Ne de çabuk geçiyor zaman! Tam 43 yıl geçmiş Kıbrıs Barış Harekâtının ardından…

 Ama daha da önemlisi; Kıbrıs konusuna milletimizce, ‘millilik’ vasfının verildiği yılların arkasında kalan zaman, 67 yıla dayanmış. Ondan öncesini unutanlar tarih safalarına baksınlar…

  Daha dün gibi hatırlardadır; 50’li yıllarda Ankara’dan başlayıp, ülkemizin her yöresine dalga, dalga yayılan, sonrasında Taksim meydanında milletçe haykırdığımız:

 ‘’Kıbrıs Bizim Canımız Feda Olsun Kanımız…’’, ‘’Ya Taksim, Ya Ölüm…’’ diyerek, ettiğimiz yeminler…

  Ya şimdilerdeki Kıbrıs Milli Davamız?

  Öyle denmemiş miydi?  

 ’’Kıbrıs Milli Davamızdan gereken tavizlerin verilebileceği’’ söylenmemiş miydi? Ab sürecinde…

 Aslında ‘komşularımızla sıfır sorun politikasının’ temelleri de böyle atılmış olacaktı demek ki..!

  Ancak bu açılım sonrasındadır ki; Kıbrıs’ta elde edilen tüm kazanımlarımız müzakere edilir hale gelecekti. Hem de Türkiye için tam üyeliği kesin olmayan AB süreci uğruna..!

  Kıbrıs’ta ne değişmişti de; AB ile başlayan müzakere sürecinde; ‘’Kıbrıs konusunu çözmelisin’’ dayatması, ülkemizin önüne konulmuştu?

  Aslında haçlı zihniyetinin temsilcileri; Amerika’sı, İngiltere’si, o süreçte de AB’si yıllardan beri bunu istiyordu. Bu dayatmalarında değişen bir şey de yoktu!

  Onlar yıllardır adanın stratejik özelliğinin yanı sıra, çevresinde bulunan zengin doğal gazın, petrol yataklarının peşindeydiler…

  İstedikleri de kısmen de olsa gerçekleşti!

  Çünkü ‘Annan tuzak planının’ oylandığı 24 Nisan 2004 tarihli referandumuyla, Kıbrıs adasını elimizden çeke, çeke almanın planlarını yapanlar; GKRY’ni AB çatısı altına alarak bunu başardılar. Kimilerimiz bu süreçte ‘’aldatıldık’’ dese de, hiç kulak asmadılar! (Bk. Elveda Kıbrıs Ama bir gün mutlaka, 2007-Atilla Çilingir)

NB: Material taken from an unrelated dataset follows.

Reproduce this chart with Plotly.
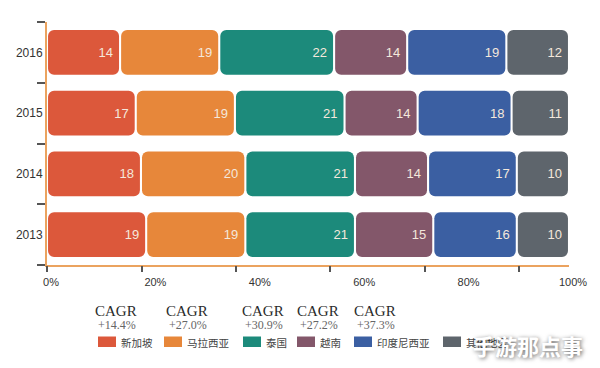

 Annan planı sonrasında, Kıbrıs milli davamızın lideri rahmetli Sn. Denktaş:

 Türkiye’nin AB ile başlatmış olduğu müzakere sürecinde ‘Kıbrıs konusunun’ olmaması gerektiğini, her defasında uluslararası antlaşmalara, hukuki gerçeklere vurgu yaparak, hem Türkiye’yi yönetenlere, hem de Rum tarafıyla müzakere masasına oturan K.K.T.C temsilcisine son nefesine kadar anlatmaya çalışmıştı..! Ama ne yazık ki, ona; ‘Statükocu’ , ’Mr. No’ damgasını vuranlar bu önerilerine kulak asmadılar.

  Ve hatta o süreçte;

  Ömrünü Kıbrıs milli davamıza adayan, bu konuda Türk Milletinin, Kıbrıs Türk Halkının hakkını, hukukunu savunan Sn. Denktaş’a: ‘Git kendi ülkende konuş’, ‘Kıbrıs davası senin şahsi davan değil!’ diye seslenenler bile olmuştu!

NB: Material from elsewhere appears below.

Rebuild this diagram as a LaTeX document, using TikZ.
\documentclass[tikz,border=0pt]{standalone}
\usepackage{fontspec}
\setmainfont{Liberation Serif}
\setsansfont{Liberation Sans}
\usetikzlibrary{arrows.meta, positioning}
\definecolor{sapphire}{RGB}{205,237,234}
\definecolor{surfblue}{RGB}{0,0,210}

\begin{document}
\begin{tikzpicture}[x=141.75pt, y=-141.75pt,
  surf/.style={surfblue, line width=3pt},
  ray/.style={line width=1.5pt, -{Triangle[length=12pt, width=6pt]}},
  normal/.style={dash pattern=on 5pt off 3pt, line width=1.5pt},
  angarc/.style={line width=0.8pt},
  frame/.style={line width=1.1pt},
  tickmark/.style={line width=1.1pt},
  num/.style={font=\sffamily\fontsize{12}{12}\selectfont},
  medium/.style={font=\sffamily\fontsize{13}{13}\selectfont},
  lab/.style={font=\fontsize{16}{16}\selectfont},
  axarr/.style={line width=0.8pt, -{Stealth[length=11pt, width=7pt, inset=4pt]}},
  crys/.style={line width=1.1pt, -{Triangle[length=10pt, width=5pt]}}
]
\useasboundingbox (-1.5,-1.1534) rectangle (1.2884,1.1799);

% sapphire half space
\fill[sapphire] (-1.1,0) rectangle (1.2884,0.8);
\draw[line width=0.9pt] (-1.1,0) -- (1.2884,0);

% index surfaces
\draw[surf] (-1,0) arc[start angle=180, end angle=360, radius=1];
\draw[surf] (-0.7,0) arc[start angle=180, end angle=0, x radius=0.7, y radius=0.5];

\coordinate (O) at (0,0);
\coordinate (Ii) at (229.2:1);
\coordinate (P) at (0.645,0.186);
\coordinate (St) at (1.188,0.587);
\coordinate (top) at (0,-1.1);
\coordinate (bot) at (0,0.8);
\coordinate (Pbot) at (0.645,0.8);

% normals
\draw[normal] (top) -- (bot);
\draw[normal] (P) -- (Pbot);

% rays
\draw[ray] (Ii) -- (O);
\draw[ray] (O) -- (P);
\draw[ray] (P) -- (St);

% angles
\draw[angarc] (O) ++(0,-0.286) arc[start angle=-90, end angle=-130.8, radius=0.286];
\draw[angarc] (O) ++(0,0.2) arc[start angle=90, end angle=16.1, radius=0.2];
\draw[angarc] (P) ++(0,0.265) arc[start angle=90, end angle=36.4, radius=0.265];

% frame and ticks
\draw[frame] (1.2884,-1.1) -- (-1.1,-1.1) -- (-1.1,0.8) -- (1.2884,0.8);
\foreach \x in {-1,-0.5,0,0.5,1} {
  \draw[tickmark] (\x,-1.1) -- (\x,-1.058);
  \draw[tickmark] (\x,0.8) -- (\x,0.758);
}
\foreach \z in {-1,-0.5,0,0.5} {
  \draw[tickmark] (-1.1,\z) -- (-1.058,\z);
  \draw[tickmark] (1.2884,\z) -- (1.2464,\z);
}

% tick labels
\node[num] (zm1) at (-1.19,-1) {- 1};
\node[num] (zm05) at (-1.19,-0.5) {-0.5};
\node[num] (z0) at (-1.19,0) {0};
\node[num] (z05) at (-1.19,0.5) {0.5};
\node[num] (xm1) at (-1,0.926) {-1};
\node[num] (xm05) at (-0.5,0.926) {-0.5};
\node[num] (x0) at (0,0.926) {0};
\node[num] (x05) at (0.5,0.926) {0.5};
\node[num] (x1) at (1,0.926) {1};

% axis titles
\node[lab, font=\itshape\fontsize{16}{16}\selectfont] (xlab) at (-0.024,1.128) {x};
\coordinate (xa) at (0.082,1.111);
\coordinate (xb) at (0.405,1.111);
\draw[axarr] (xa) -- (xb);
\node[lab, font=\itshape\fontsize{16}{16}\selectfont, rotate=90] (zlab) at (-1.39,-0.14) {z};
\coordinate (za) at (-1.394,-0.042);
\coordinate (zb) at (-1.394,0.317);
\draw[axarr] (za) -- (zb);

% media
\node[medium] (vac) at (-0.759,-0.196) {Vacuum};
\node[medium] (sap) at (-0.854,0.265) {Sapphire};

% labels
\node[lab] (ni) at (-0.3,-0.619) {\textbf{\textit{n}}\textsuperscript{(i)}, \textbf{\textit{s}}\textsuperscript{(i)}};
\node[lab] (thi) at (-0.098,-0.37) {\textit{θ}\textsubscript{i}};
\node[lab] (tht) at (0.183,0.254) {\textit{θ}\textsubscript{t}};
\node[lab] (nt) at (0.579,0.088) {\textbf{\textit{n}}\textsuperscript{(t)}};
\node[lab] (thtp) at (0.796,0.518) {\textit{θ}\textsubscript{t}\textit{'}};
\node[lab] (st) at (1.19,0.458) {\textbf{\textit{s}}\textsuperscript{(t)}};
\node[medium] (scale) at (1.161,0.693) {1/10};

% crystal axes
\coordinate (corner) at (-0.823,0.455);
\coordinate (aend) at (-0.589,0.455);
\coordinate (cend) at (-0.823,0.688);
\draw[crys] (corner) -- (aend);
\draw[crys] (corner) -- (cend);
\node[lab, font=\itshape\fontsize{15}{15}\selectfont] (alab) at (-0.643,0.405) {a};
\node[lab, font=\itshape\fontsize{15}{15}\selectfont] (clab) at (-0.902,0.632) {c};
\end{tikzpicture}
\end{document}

  Ama o, her şeye rağmen Kıbrıs konusunda yapılan doğruları da, yanlışları da, son nefesine kadar milletimize anlatmaya, dönemin siyasilerine tarihi uyarılarını yapmaya devam etti.

  Can liderim Sn. Denktaş’ı, dava arkadaşlarını bir kez daha rahmet ve şükran duygularımla anıyorum. Bugün Kıbrıs’ta kurulu bir Türk devleti varsa; bu gerçeği dönemin Türkiye yöneticilerine, ona ve dava arkadaşlarına, bu uğurda hayatlarını seve, seve feda eden tüm şehitlerimize, gazilerimize borçlu olduğumuz unutulmamalıdır.

 Kıbrıs konusu ne yazık ki artık eskisi kadar ne yazılı, ne de görsel medyamızda yeteri kadar yer bulmuyor, bulamıyor!   

 Düşünüyorum da, 43 yıl önce vatan ve vazife uğruna savaştığım/savaştığımız Kıbrıs adasında, 498 evladını feda eden, binden fazlası malul gazi olan milletimiz, ata yadigârı bu adanın serdarlığını yapan, vatan topraklarında yaşayabilmek uğruna on binlerce şehit, gazi, kayıp veren Kıbrıs Türk Halkı, bu milli davamızın sonunda neyi, nasıl görecek?

 AB’ye giden yol’da; ‘Kıbrıs konusunu çöz de gel’’ dayatmasını önümüze koyan ülkelere onca tavizi verenler!